If the URLs must change because of the upgrade, 301 them. Then move on. I'd be willing to bet you're way overthinking this and it's not going to be as much of a problem as you think. Last year, I migrated from a hand-coded HTML site to one running on Wordpress. Every URL I had changed. I 301'd them all and we moved forward without a hitch.
Posted 29 August 2012 - 10:58 AM
Just for clarity, .. I have noticed a steady drop in the text search rankings. Yes, it's still profitable but it has definitely affected my bottom line. My goal is to increase business, not settle for something that is under-performing. In this part of the overall conversation, I was simply trying to figure out if the duplicate pages my cart creates could be one part of the problem. I do still rank well in image search but not text search anymore... so I figured it was one factor (of many) that made sense to look at and ask about.
Having said all that, Torka, the rest of your post was awesomely helpful, thank you for taking the time to share your thoughts and experience... it has given me a new perspective.
Edited by Fitzillo, 29 August 2012 - 11:12 AM.
Posted 30 August 2012 - 09:15 AM
IMO, duplicate pages could be part of the problem.
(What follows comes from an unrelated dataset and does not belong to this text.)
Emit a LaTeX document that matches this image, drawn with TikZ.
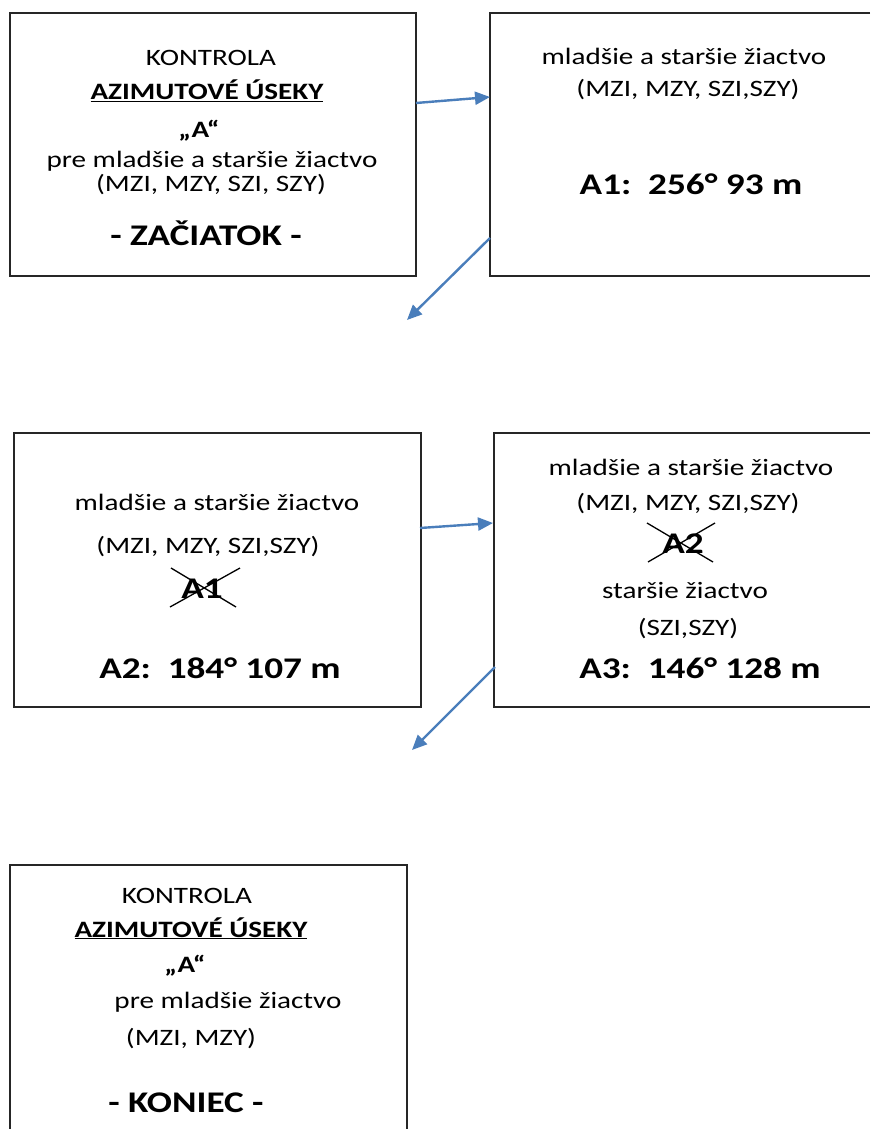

Depending on what page naming conventions you use for the old and the new software, it might be possible to do something programmatically via .htaccess that redirects those old pages to the new without having to individually handle each of the 750 pages. (Somebody who knows more about regular expressions will have to help you with that part, though. Not my strong suit, sorry!)
If it were me, either way I'd bite the bullet and make the change now. It's the right thing to do in the long run, and it's just going to get harder the longer you wait.